En el Día Mundial de la Lucha contra el Sida los medios se inundan de informaciones sobre la necesidad de más fondos para costear las investigaciones que permitan la eliminación de la pandemia. El progreso en este campo ha sido grande y hay motivo para mantener viva la esperanza.
Donde no se produce un parejo avance es en los resortes culturales, morales y educativos para afrontar una enfermedad que en una alta proporción tiene que ver con los comportamientos sexuales de las personas.

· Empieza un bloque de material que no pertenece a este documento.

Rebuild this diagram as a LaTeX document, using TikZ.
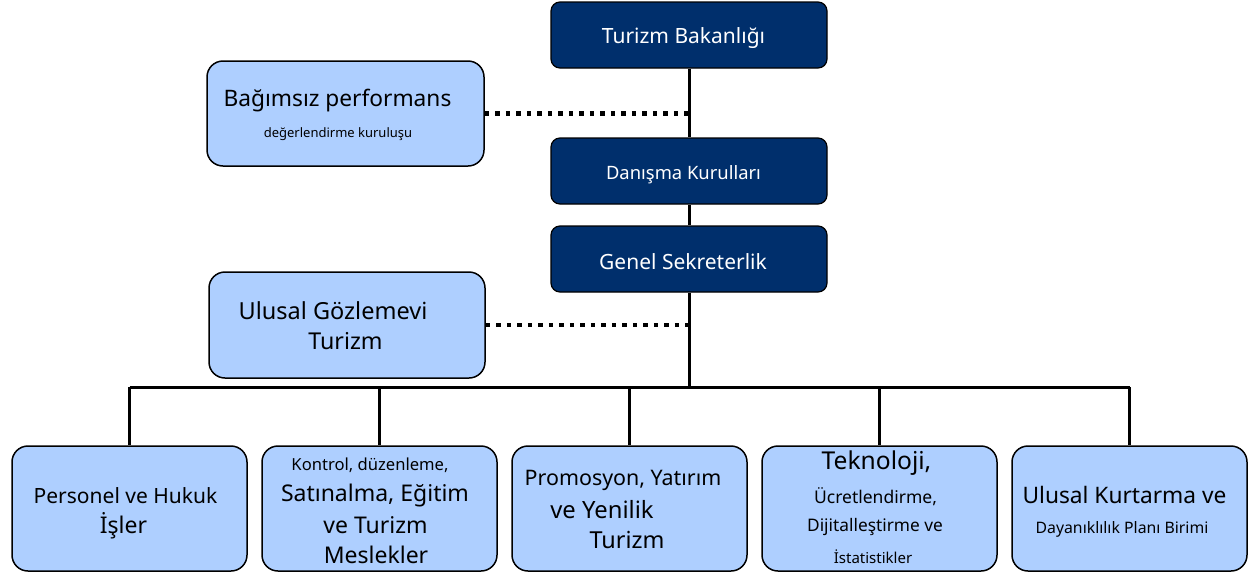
\documentclass[tikz,border=0pt]{standalone}
\usepackage{fontspec}
\setmainfont{Noto Sans}
\definecolor{navy}{RGB}{0,47,108}
\definecolor{lightb}{RGB}{174,207,255}
\begin{document}
\begin{tikzpicture}[x=1pt,y=-1pt,
  navybox/.style={draw=black,line width=1.2pt,fill=navy,rounded corners=9pt,minimum width=276pt,minimum height=66pt,inner sep=0pt},
  lightbox/.style={draw=black,line width=1.5pt,fill=lightb,rounded corners=16pt,inner sep=0pt},
  conn/.style={line width=3pt},
  dots/.style={line width=4.5pt,dash pattern=on 4.5pt off 6pt},
  txt/.style={inner sep=0pt,anchor=center}]
\useasboundingbox (0,0) rectangle (1252,579);
% top boxes
\node[navybox] (tb) at (689,35) {};
\node[navybox] (dk) at (689,171) {};
\node[navybox] (gs) at (689,259) {};
\node[txt,text=white,font=\fontsize{21}{24}\selectfont] (tbt) at (683.5,38) {Turizm Bakanlığı};
\node[txt,text=white,font=\fontsize{18.4}{22}\selectfont] (dkt) at (683.5,175) {Danışma Kurulları};
\node[txt,text=white,font=\fontsize{21}{24}\selectfont] (gst) at (683,262) {Genel Sekreterlik};
% side boxes
\node[lightbox,minimum width=277pt,minimum height=105pt] (bp) at (345.5,113.5) {};
\node[txt,font=\fontsize{22.7}{26}\selectfont] (bp1) at (337.5,101) {Bağımsız performans};
\node[txt,font=\fontsize{13}{16}\selectfont] (bp2) at (338,134) {değerlendirme kuruluşu};
\node[lightbox,minimum width=276pt,minimum height=106pt] (ug) at (347,325) {};
\node[txt,font=\fontsize{23.5}{27}\selectfont] (ug1) at (333,311) {Ulusal Gözlemevi};
\node[txt,font=\fontsize{23.2}{27}\selectfont] (ug2) at (345.5,341) {Turizm};
% bottom boxes
\foreach \i/\x in {1/129.5,2/379.5,3/629.5,4/879.5,5/1129.5}
  \node[lightbox,minimum width=235pt,minimum height=125pt] (b\i) at (\x,508.5) {};
\node[txt,font=\fontsize{21}{24}\selectfont] (b1a) at (125.5,496) {Personel ve Hukuk};
\node[txt,font=\fontsize{23}{27}\selectfont] (b1b) at (123.5,526) {İşler};
\node[txt,font=\fontsize{16.6}{20}\selectfont] (b2a) at (370,465) {Kontrol, düzenleme,};
\node[txt,font=\fontsize{23}{27}\selectfont] (b2b) at (375,496) {Satınalma, Eğitim};
\node[txt,font=\fontsize{23}{27}\selectfont] (b2c) at (375.5,525) {ve Turizm};
\node[txt,font=\fontsize{23}{27}\selectfont] (b2d) at (376,555) {Meslekler};
\node[txt,font=\fontsize{21.4}{25}\selectfont] (b3a) at (623,480) {Promosyon, Yatırım};
\node[txt,font=\fontsize{23.8}{27}\selectfont] (b3b) at (602,510) {ve Yenilik};
\node[txt,font=\fontsize{23.4}{27}\selectfont] (b3c) at (627,540) {Turizm};
\node[txt,font=\fontsize{24.6}{28}\selectfont] (b4a) at (876.5,463) {Teknoloji,};
\node[txt,font=\fontsize{17.5}{21}\selectfont] (b4b) at (875.5,497) {Ücretlendirme,};
\node[txt,font=\fontsize{17.3}{21}\selectfont] (b4c) at (875,527) {Dijitalleştirme ve};
\node[txt,font=\fontsize{15}{18}\selectfont] (b4d) at (873,557) {İstatistikler};
\node[txt,font=\fontsize{22.7}{26}\selectfont] (b5a) at (1124.5,495) {Ulusal Kurtarma ve};
\node[txt,font=\fontsize{15.8}{19}\selectfont] (b5b) at (1122,529) {Dayanıklılık Planı Birimi};
% connectors
\coordinate (hub) at (689,387);
\draw[conn] (tb.south) -- (dk.north);
\draw[conn] (dk.south) -- (gs.north);
\draw[conn] (gs.south) -- (hub);
\draw[conn] (b1.north |- hub) -- (b5.north |- hub);
\foreach \i in {1,...,5} \draw[conn] (b\i.north |- hub) -- (b\i.north);
\draw[dots] (bp.east) -- (bp.east -| tb.south);
\draw[dots] (ug.east) -- (ug.east -| tb.south);
\end{tikzpicture}
\end{document}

Para las campañas al uso, el Sida parece una fatalidad que debe asumir la sociedad, ya que por encima de los riesgos de contagio estaría el supuesto derecho individual a vivir las relaciones afectivas sin condicionamiento alguno. La única insistencia se centra en la distribución masiva de preservativos, convertidos por cierto en un pingüe negocio. Es como si para evitar las muertes en carretera por exceso de velocidad y alcohol, la DGT basara toda solución en simples campañas para poner el cinturón de seguridad.
Sólo la voz de la Iglesia recuerda que la prevención del Sida debe centrarse en lo que Benedicto XVI denominó “humanización de la sexualidad”, algo que parece escandalizar a quienes continuamente nos bombardean con indicaciones sobre cómo llevar una vida sana. Sin embargo la realidad es tozuda y donde hay fidelidad no hay SIDA.